It's been a rough week, hasn't it? So here are some baby penguins, both of whom hatched a little more than two weeks ago at the California Academy of Sciences.

According to the staff at the Academy, the two baby African penguins hatched on November 1 and 4.

The African penguin (which Wikipedia tells us is also known as the "jackass penguin" or the "black-footed penguin") isn't found in great numbers these days — they were were classified as an endangered species in 2010, and it's been projected that they could become completely extinct by 2016.

That's why, says Bart Shepherd, Director of the Academy's Steinhart Aquarium, they've been working hard to increase the African penguin's ranks through its Species Survival Plan program.

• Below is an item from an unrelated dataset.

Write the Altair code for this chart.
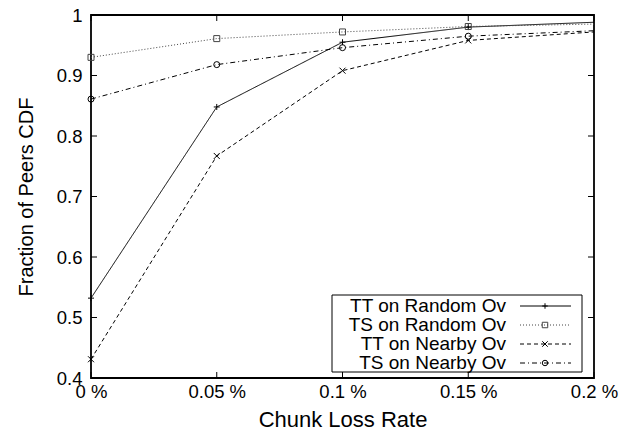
import altair as alt
import pandas as pd

# ---- data ----
loss_rate = [0, 0.05, 0.1, 0.15, 0.2]
series_names = ["TT on Random Ov", "TS on Random Ov", "TT on Nearby Ov", "TS on Nearby Ov"]
tt_random = [0.532, 0.848, 0.955, 0.980, 0.988]
ts_random = [0.930, 0.961, 0.972, 0.981, 0.985]
tt_nearby = [0.431, 0.767, 0.908, 0.958, 0.972]
ts_nearby = [0.861, 0.918, 0.946, 0.965, 0.974]
x_ticks = [0, 0.05, 0.1, 0.15, 0.2]
y_ticks = [0.4, 0.5, 0.6, 0.7, 0.8, 0.9, 1.0]

W, H = 503, 363
FONT = "Liberation Sans"

rows = []
for name, vals in zip(series_names, [tt_random, ts_random, tt_nearby, ts_nearby]):
    for r, v in zip(loss_rate, vals):
        rows.append({"series": name, "rate": r, "frac": v})
df = pd.DataFrame(rows)

legend_df = pd.DataFrame({"series": series_names, "idx": list(range(len(series_names)))})
xt_df = pd.DataFrame({"rate": x_ticks})
yt_df = pd.DataFrame({"frac": y_ticks})
box_df = pd.DataFrame({"k": [0]})

dash_scale = alt.Scale(domain=series_names, range=[[1, 0], [1, 2], [4, 3], [5, 3, 1, 3]])
color_scale = alt.Scale(domain=series_names, range=["#000000", "#444444", "#000000", "#000000"])
shape_scale = alt.Scale(
    domain=series_names,
    range=["M-1,0L1,0M0,-1L0,1", "square", "M-1,-1L1,1M1,-1L-1,1", "circle"],
)

x_scale = alt.Scale(domain=[0, 0.2], nice=False, zero=False)
y_scale = alt.Scale(domain=[0.4, 1.0], nice=False, zero=False)

x_axis = alt.Axis(
    values=x_ticks,
    labelExpr="datum.value + ' %'",
    title="Chunk Loss Rate",
    labelFlush=False,
    labelPadding=4,
    labelFontSize=18.5,
    titleFontSize=22,
    titlePadding=9,
)
y_axis = alt.Axis(
    values=y_ticks,
    labelExpr="datum.value == 1 ? '1' : format(datum.value, '.1f')",
    title="Fraction of Peers CDF",
    labelPadding=9,
    labelFontSize=18.5,
    titleFontSize=20,
    titlePadding=20,
)


def xe():
    return alt.X("rate:Q", scale=x_scale, axis=x_axis)


def ye():
    return alt.Y("frac:Q", scale=y_scale, axis=y_axis)


lines = alt.Chart(df).mark_line(strokeWidth=1).encode(
    x=xe(),
    y=ye(),
    strokeDash=alt.StrokeDash("series:N", scale=dash_scale, legend=None),
    color=alt.Color("series:N", scale=color_scale, legend=None),
    detail="series:N",
)

points = alt.Chart(df).transform_filter("datum.rate < 0.2").mark_point(
    filled=False, strokeWidth=1, size=36, opacity=1
).encode(
    x=xe(),
    y=ye(),
    shape=alt.Shape("series:N", scale=shape_scale, legend=None),
    color=alt.Color("series:N", scale=color_scale, legend=None),
)

tick_len = 6
tick_bottom = alt.Chart(xt_df).mark_rule(color="black", strokeWidth=1).encode(
    x=xe(), y=alt.value(H), y2=alt.value(H - tick_len)
)
tick_top = alt.Chart(xt_df).mark_rule(color="black", strokeWidth=1).encode(
    x=xe(), y=alt.value(0), y2=alt.value(tick_len)
)
tick_left = alt.Chart(yt_df).mark_rule(color="black", strokeWidth=1).encode(
    y=ye(), x=alt.value(0), x2=alt.value(tick_len)
)
tick_right = alt.Chart(yt_df).mark_rule(color="black", strokeWidth=1).encode(
    y=ye(), x=alt.value(W), x2=alt.value(W - tick_len)
)

# ---- legend box (labels on the left, samples on the right) ----
box = alt.Chart(box_df).mark_rect(fill="white", stroke="black", strokeWidth=1).encode(
    x=alt.value(241), x2=alt.value(491), y=alt.value(280), y2=alt.value(357)
)
leg_base = alt.Chart(legend_df).transform_calculate(ly="291 + 19 * datum.idx")
leg_text = leg_base.mark_text(
    align="right", baseline="middle", fontSize=19, font=FONT, color="black"
).encode(x=alt.value(415), y=alt.Y("ly:Q", scale=None), text="series:N")
leg_line = leg_base.mark_rule(strokeWidth=1).encode(
    x=alt.value(429),
    x2=alt.value(480),
    y=alt.Y("ly:Q", scale=None),
    strokeDash=alt.StrokeDash("series:N", scale=dash_scale, legend=None),
    color=alt.Color("series:N", scale=color_scale, legend=None),
)
leg_point = leg_base.mark_point(filled=False, strokeWidth=1, size=30, opacity=1).encode(
    x=alt.value(454),
    y=alt.Y("ly:Q", scale=None),
    shape=alt.Shape("series:N", scale=shape_scale, legend=None),
    color=alt.Color("series:N", scale=color_scale, legend=None),
)

chart = (
    alt.layer(
        lines, points, tick_bottom, tick_top, tick_left, tick_right,
        box, leg_line, leg_point, leg_text,
    )
    .properties(
        width=W,
        height=H,
        autosize=alt.AutoSizeParams(type="none"),
        padding={"left": 83, "top": 7, "right": 30, "bottom": 54},
        background="white",
    )
    .configure_view(stroke="black", strokeWidth=1.8)
    .configure_axis(
        tickSize=0,
        domain=False,
        grid=False,
        labelFont=FONT,
        labelColor="black",
        titleFont=FONT,
        titleFontWeight="normal",
        titleColor="black",
        labelOverlap=False,
    )
)

chart.save("out.html", embed_options={"renderer": "svg", "actions": False})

"By engaging the public about why sustaining these and other threatened species is so critical, we hope to inspire people around the world to join us by supporting conservation efforts locally and internationally," Shepherd said in a statement.

These two new members of the Academy's waddle (yes, that's what you call a group of penguins) are the second and third to be hatched as part of that program, all of whom have been a result of the union between Academy penguin couple Robben and Ty.

Next up for the chicks, whose genders have yet to be announced by the Academy? A little more nesting with mom and dad, then "fish school," where the two will be trained to swim and to eat from their keeper's hand.

The chicks are expected to join the Academy's colony in late January, at which time you can come by and visit them, and even participate in a contest to choose their names.

But make it to the Cal Academy fast if you want to catch the duo in their baby clothes: they'll stay fluffy and grey for the next few months, but will grow into the smooth, "tux" look you see from grown-up penguins within a year.